Zusätzlich schlug der Ausschuss in einem neuen Artikel 4a noch eine Klausel vor, die ausgerechnet in den südeuropäischen Mitgliedstaaten, in denen es massive Probleme mit invasiven Arten gibt, die Verordnung unwirksam werden lassen könnte: Falls eine Kosten-Nutzen-Analyse belege, dass die Bekämpfung extrem hohe und im Verhältnis zur Wirkung nicht adäquate Kosten verursachen würde, dürfe ein Mitgliedstaat unter Berücksichtigung seiner „sozioökonomischen Situation“ auf Maßnahmen gegen invasive Arten verzichten. Auch hier gelang es der Ratspräsidentschaft bislang nicht, einen für Parlament und Rat vertretbaren Kompromiss für den Trilog vorzulegen. Aktueller Stand ist, dass der Berichterstatter nach der ersten Trilog-Sitzung Mitte Februar gedroht hatte, sein Verhandlungsmandat wegen mangelnder Erfolgsaussichten auf eine Einigung zwischen Rat und Parlament zu beenden. Damit besteht die Gefahr, dass vor der letzten Plenarsitzung des EP in Straßburg am 17. April keine Einigung erzielt werden kann. Dies würde bedeuten, dass das Verfahren erst nach den Europawahlen am 25. Mai und Konstitution des neuen Parlaments im Herbst 2014 unter italienischer EU-Ratspräsidentschaft fortgeführt werden könnte.
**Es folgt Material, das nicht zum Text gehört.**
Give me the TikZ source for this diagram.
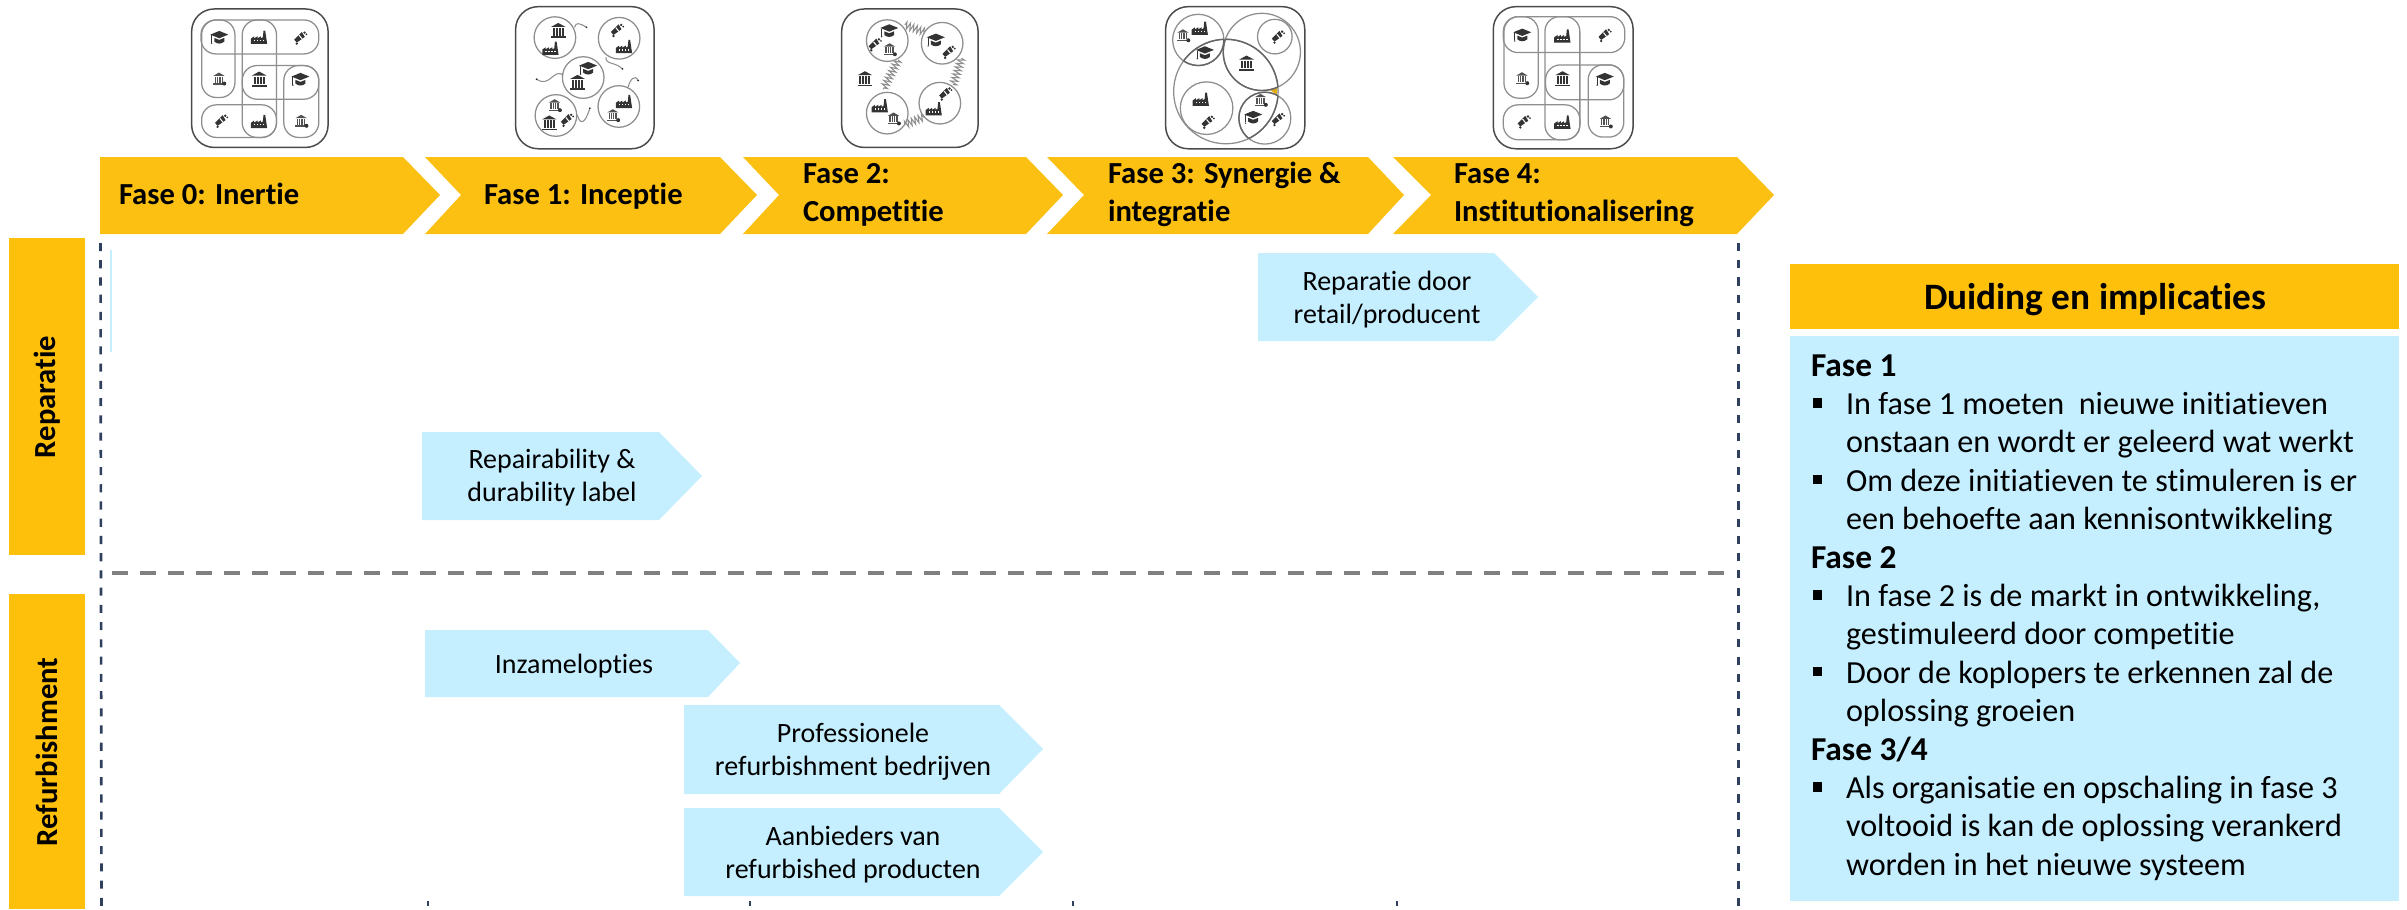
\documentclass[tikz,border=0pt]{standalone}
\usepackage{fontspec}
\setmainfont[Ligatures={NoCommon,TeX}]{Carlito}
\usetikzlibrary{decorations.pathmorphing}
\definecolor{fase}{HTML}{FBC012}
\definecolor{lab}{HTML}{FFC00B}
\definecolor{pale}{HTML}{C5EEFF}
\definecolor{ink}{HTML}{333333}
\definecolor{ring}{HTML}{8E8E8E}
\definecolor{frame}{HTML}{4A4A4A}
\definecolor{navy}{HTML}{2F405F}
\definecolor{midgrey}{HTML}{808080}
\newcommand{\fsF}{\fontsize{8.7}{10.8}\selectfont\bfseries}
\newcommand{\fsB}{\fontsize{7.95}{9.4}\selectfont}
\newcommand{\fsP}{\fontsize{9.15}{10.92}\selectfont}
\tikzset{
  every node/.style={inner sep=0pt,outer sep=0pt,text=black},
  fasetxt/.style={anchor=base west,font=\fsF},
  fasetwo/.style={anchor=west,align=left,font=\fsF},
  bluetxt/.style={anchor=base,font=\fsB},
  bluetwo/.style={align=center,font=\fsB},
  labtxt/.style={rotate=90,font=\fsF},
  headtxt/.style={anchor=base west,font=\fontsize{9.5}{10.92}\selectfont\bfseries},
  bodytxt/.style={anchor=north west,align=left,font=\fsP},
  bulletbox/.style={fill=black,minimum width=2.6pt,minimum height=2.6pt},
  outerbox/.style={draw=frame,line width=.42pt,rounded corners=6.4pt},
  cell/.style={draw=ring,line width=.36pt,rounded corners=4.2pt},
  rring/.style={draw=ring,line width=.36pt},
  dkring/.style={draw=frame!85,line width=.4pt},
  wig/.style={draw=ring,line width=.3pt},
  zig/.style={draw=ring,line width=.3pt,decorate,decoration={zigzag,segment length=1.05pt,amplitude=1pt}},
  vdash/.style={draw=navy,line width=.75pt,dash pattern=on 2.3pt off 2.6pt},
  hdash/.style={draw=midgrey,line width=1pt,dash pattern=on 4.55pt off 3.41pt},
  pics/icap/.style={code={
    \fill[ink] (-27,-8)--(0,-19)--(27,-8)--(0,3)--cycle;
    \fill[ink] (-15,2)--(0,8)--(15,2)--(15,13)..controls(6,21)and(-6,21)..(-15,13)--cycle;
    \draw[ink,line width=.3pt] (-23,-6)--(-23,16);
    \fill[ink] (-23,18) circle (2.4);
  }},
  pics/ifac/.style={code={
    \fill[ink] (-25,20)--(-25,4)--(-15,-3)--(-15,3)--(-5,-3)--(-5,3)--(5,-3)--(5,3)--(11,0)--(13,-20)--(18,-20)--(24,20)--cycle;
    \foreach \u in {-16,-7,2,11}{\fill[white] (\u,8) rectangle ++(4,4);}
  }},
  pics/ibank/.style={code={
    \fill[ink] (-22,-11)--(0,-23)--(22,-11)--cycle;
    \foreach \u in {-17,-8,1,10}{\fill[ink] (\u,-8) rectangle ++(6,23);}
    \fill[ink] (-22,17) rectangle (22,22);
  }},
  pics/igear/.style={code={
    \fill[ink!85] (-18,-10)--(-1,-20)--(16,-10)--cycle;
    \foreach \u in {-14,-7,0,7}{\fill[ink!85] (\u,-8) rectangle ++(4,18);}
    \fill[ink!85] (-18,12) rectangle (12,16);
    \fill[ink] (15,13) circle (6);
  }},
  pics/imeg/.style={code={
    \fill[ink] (-17,4)--(6,-19)--(15,-4)--(-9,13)--cycle;
    \fill[ink] (-9,16) circle (4);
    \fill[ink] (14,-17) circle (4);
    \fill[ink] (20,-12) circle (3);
    \draw[white,line width=.3pt] (-2,-9)--(7,2);
  }},
}
\newcommand{\cellicon}[1]{%
  \foreach \a/\b/\k in {#1}{\pic at (\a,\b) {\k};}}
\begin{document}
\begin{tikzpicture}[x=.01cm,y=-.01cm]
\useasboundingbox (0,0) rectangle (2407,909);
%% chevrons
\fill[fase] (100,157)--(403,157)--(440,195)--(403,234)--(100,234)--cycle;
\fill[fase] (425,157)--(720,157)--(757,195)--(720,234)--(425,234)--(461,195)--cycle;
\fill[fase] (743,157)--(1026,157)--(1063,195)--(1026,234)--(743,234)--(779,195)--cycle;
\fill[fase] (1047,157)--(1368,157)--(1404,195)--(1368,234)--(1047,234)--(1084,195)--cycle;
\fill[fase] (1393,157)--(1737,157)--(1774,195)--(1737,234)--(1393,234)--(1431,195)--cycle;
\node[fasetxt] (f0) at (119,204) {Fase 0: Inertie};
\node[fasetxt] (f1) at (484,204) {Fase 1: Inceptie};
\node[fasetwo] (f2) at (803,195) {\strut Fase 2:\\Competitie\strut};
\node[fasetwo] (f3) at (1108,195) {\strut Fase 3: Synergie \&\\integratie\strut};
\node[fasetwo] (f4) at (1454,195) {\strut Fase 4:\\Institutionalisering\strut};
%% row labels
\fill[lab] (9,238) rectangle (85,555);
\fill[lab] (9,594) rectangle (85,909);
\node[labtxt] (r1) at (47,397) {Reparatie};
\node[labtxt] (r2) at (47,752) {Refurbishment};
%% guides
\coordinate (vlt) at (100.5,243); \coordinate (vlb) at (101.5,909);
\coordinate (vrt) at (1738.5,243); \coordinate (vrb) at (1738.5,909);
\coordinate (hl) at (112,573); \coordinate (hr) at (1730,573);
\draw[vdash] (vlt)--(vlb);
\draw[vdash] (vrt)--(vrb);
\draw[hdash] (hl)--(hr);
\fill[pale] (110,250) rectangle (112,352);
\foreach \u in {428,750,1073,1397}{\fill[navy] (\u-.7,901) rectangle (\u+.7,906);}
%% blue arrows
\fill[pale] (1258,253)--(1494,253)--(1538,297)--(1494,341)--(1258,341)--cycle;
\fill[pale] (422,432)--(659,432)--(702,476)--(659,520)--(422,520)--cycle;
\fill[pale] (425,630)--(708,630)--(740,663)--(708,697)--(425,697)--cycle;
\fill[pale] (684,705)--(999,705)--(1043,749)--(999,794)--(684,794)--cycle;
\fill[pale] (684,808)--(999,808)--(1043,852)--(999,896)--(684,896)--cycle;
\node[bluetwo] (a1) at (1387,300) {\strut Reparatie door\\retail/producent\strut};
\node[bluetwo] (a2) at (552,478) {\strut Repairability \&\\durability label\strut};
\node[bluetxt] (a3) at (574,673) {Inzamelopties};
\node[bluetwo] (a4) at (853,752) {\strut Professionele\\refurbishment bedrijven\strut};
\node[bluetwo] (a5) at (853,855) {\strut Aanbieders van\\refurbished producten\strut};
%% panel
\fill[lab] (1790,264) rectangle (2399,329);
\fill[pale] (1790,336) rectangle (2399,901);
\node[anchor=base,font=\fontsize{10.6}{12}\selectfont\bfseries] (ph) at (2095,309) {Duiding en implicaties};
\node[headtxt] (h1) at (1811,376) {Fase 1};
\node[headtxt] (h2) at (1811,568) {Fase 2};
\node[headtxt] (h3) at (1811,760) {Fase 3/4};
\node[bodytxt] (b1) at (1846,387.5) {\strut In fase 1 moeten\ \ nieuwe initiatieven\\onstaan en wordt er geleerd wat werkt\strut};
\node[bodytxt] (b2) at (1846,464.3) {\strut Om deze initiatieven te stimuleren is er\\een behoefte aan kennisontwikkeling\strut};
\node[bodytxt] (b3) at (1846,579.5) {\strut In fase 2 is de markt in ontwikkeling,\\gestimuleerd door competitie\strut};
\node[bodytxt] (b4) at (1846,656.3) {\strut Door de koplopers te erkennen zal de\\oplossing groeien\strut};
\node[bodytxt] (b5) at (1846,771.5) {\strut Als organisatie en opschaling in fase 3\\voltooid is kan de oplossing verankerd\\worden in het nieuwe systeem\strut};
\foreach \n/\yy in {1/403,2/479.5,3/595,4/671.5,5/787}{\node[bulletbox] (bul\n) at (1817.5,\yy) {};}
%% icon 0
\begin{scope}[shift={(180,0)},x=.003333cm,y=-.003333cm]
\draw[outerbox] (35,27) rectangle (445,443);
\draw[cell] (63,60) rectangle (417,162);
\draw[cell] (65,60) rectangle (165,293);
\draw[cell] (187,60) rectangle (290,413);
\draw[cell] (187,197) rectangle (417,298);
\draw[cell] (312,197) rectangle (417,413);
\draw[cell] (65,315) rectangle (290,413);
\cellicon{118/112/icap,238/112/ifac,360/115/imeg,118/238/igear,238/238/ibank,362/238/icap,122/365/imeg,238/365/ifac,365/365/igear}
\end{scope}
%% icon 1
\begin{scope}[shift={(500,0)},x=.003333cm,y=-.003333cm]
\draw[outerbox] (47,20) rectangle (463,447);
\foreach \a/\b in {165/113,358/115,250/233,168/347,357/320}{\draw[rring] (\a,\b) circle (62.5);}
\cellicon{175/92/ibank,152/145/ifac,350/92/imeg,373/140/ifac,265/205/icap,233/248/ibank,165/318/igear,148/370/ibank,200/362/imeg,373/305/ifac,340/348/igear}
\draw[wig] (224,82) .. controls (228,65) and (240,70) .. (260,82);
\fill[ink] (260,82) circle (3);
\draw[wig] (318,172) .. controls (318,195) and (345,185) .. (368,207);
\fill[ink] (368,207) circle (3);
\draw[wig] (190,225) .. controls (160,205) and (150,265) .. (110,238);
\fill[ink] (110,238) circle (3);
\draw[wig] (385,262) .. controls (390,240) and (405,222) .. (415,242);
\fill[ink] (415,242) circle (3);
\draw[wig] (232,345) .. controls (240,375) and (255,375) .. (270,325);
\fill[ink] (270,325) circle (3);
\end{scope}
%% icon 2
\begin{scope}[shift={(830,0)},x=.003333cm,y=-.003333cm]
\draw[outerbox] (35,27) rectangle (445,443);
\foreach \a/\b in {172/122,337/130,172/340,330/310}{\draw[rring] (\a,\b) circle (62.5);}
\cellicon{178/92/icap,133/135/imeg,180/150/igear,318/120/icap,355/158/imeg,105/237/ibank,150/318/ifac,192/358/igear,345/283/imeg,312/327/ifac}
\draw[zig] (225,75)--(285,97);
\draw[zig] (205,180)--(160,268);
\draw[zig] (395,175)--(370,255);
\draw[zig] (225,375)--(285,350);
\end{scope}
%% icon 3
\begin{scope}[shift={(1155,0)},x=.003333cm,y=-.003333cm]
\draw[outerbox] (32,20) rectangle (450,447);
\fill[fase!90!black] (345,270)--(368,265)--(366,285)--cycle;
\foreach \a/\b/\r in {130/120/77,321/156/116,360/110/52,213/275/157,155/325/79,330/355/78}{\draw[rring] (\a,\b) circle (\r);}
\begin{scope}\clip (213,275) circle (157);
\draw[dkring] (130,120) circle (77);
\draw[dkring] (321,156) circle (116);
\draw[dkring] (330,355) circle (78);
\end{scope}
\begin{scope}\clip (130,120) circle (77); \draw[dkring] (213,275) circle (157); \end{scope}
\begin{scope}\clip (321,156) circle (116); \draw[dkring] (213,275) circle (157); \end{scope}
\begin{scope}\clip (330,355) circle (78); \draw[dkring] (213,275) circle (157); \end{scope}
\cellicon{85/108/igear,135/85/ifac,150/158/icap,368/112/imeg,275/190/ibank,138/298/ifac,157/368/imeg,318/302/igear,295/352/icap,368/360/imeg}
\end{scope}
%% icon 4
\begin{scope}[shift={(1480,0)},x=.003333cm,y=-.003333cm]
\draw[outerbox] (40,20) rectangle (460,447);
\draw[cell] (70,50) rectangle (435,158);
\draw[cell] (72,50) rectangle (175,295);
\draw[cell] (195,50) rectangle (300,420);
\draw[cell] (197,195) rectangle (432,300);
\draw[cell] (325,195) rectangle (432,412);
\draw[cell] (70,315) rectangle (300,420);
\cellicon{127/105/icap,248/108/ifac,373/107/imeg,127/237/igear,248/237/ibank,375/238/icap,130/367/imeg,248/367/ifac,378/367/igear}
\end{scope}
\end{tikzpicture}
\end{document}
Im Fall der Novelle der UVP-Richtlinie hat der Umweltausschuss am 12. Februar trotz massiver Bedenken der Grünen und einiger Sozialdemokraten mehrheitlich dem Mitte Dezember 2013 ausgehandelten Kompromiss mit dem Ministerrat in erster Lesung zugestimmt. Es ist davon auszugehen, dass das mehrheitlich konservative EP-Plenum, dessen Exponenten wie Herbert Reul (CDU) schon im gesamten Verfahren gegen die UVP-Richtlinie als „Bürokratiemonster“ wetterten, das der Wirtschaft unnötige Hürden in den Weg lege, diesem Ergebnis ebenso zustimmt wie der Umweltministerrat am 03. März. Die von Umweltverbänden erhoffte Einbeziehung des „Fracking“ in die Liste der UVP-pflichtigen Vorhaben (Naturschutz und Landschaftsplanung 46 (2): 34) ist damit definitiv vom Tisch.
Diese Beispiele zeigen sehr deutlich, dass das System der halbjährlich wechselnden Ratspräsidentschaften mit oftmals sehr koordinationsschwachen Präsidentschaften auf den Prüfstand gehört. Insbesondere verstärken diese Vorkommnisse den Eindruck der ablaufenden Legislaturperiode, dass bei den anstehenden Europawahlen am 25. Mai ambitioniertere Europaabgeordnete gewählt werden sollten, wenn die Europäische Union wieder ihre – in Sonntagsreden beschworene – Führungsrolle hinsichtlich des Klimaschutzes, der nachhaltigen Nutzung endlicher Ressourcen, der Reduzierung umweltschädlicher Subventionen insbesondere im Agrarbereich und zur Erreichung ihrer Biodiversitätsziele bis 2020 übernehmen will. Wie die Abstimmungen zur UVP oder zu den invasiven Arten zeigen, zählt jede Stimme! Die großen in Brüssel akkreditierten Umweltverbände, die „Green 10“, haben dazu bereits ihre Wahlprüfsteine vorgestellt, ebenso der NABU für die Kandidatinnen und Kandidaten der deutschen Parteien.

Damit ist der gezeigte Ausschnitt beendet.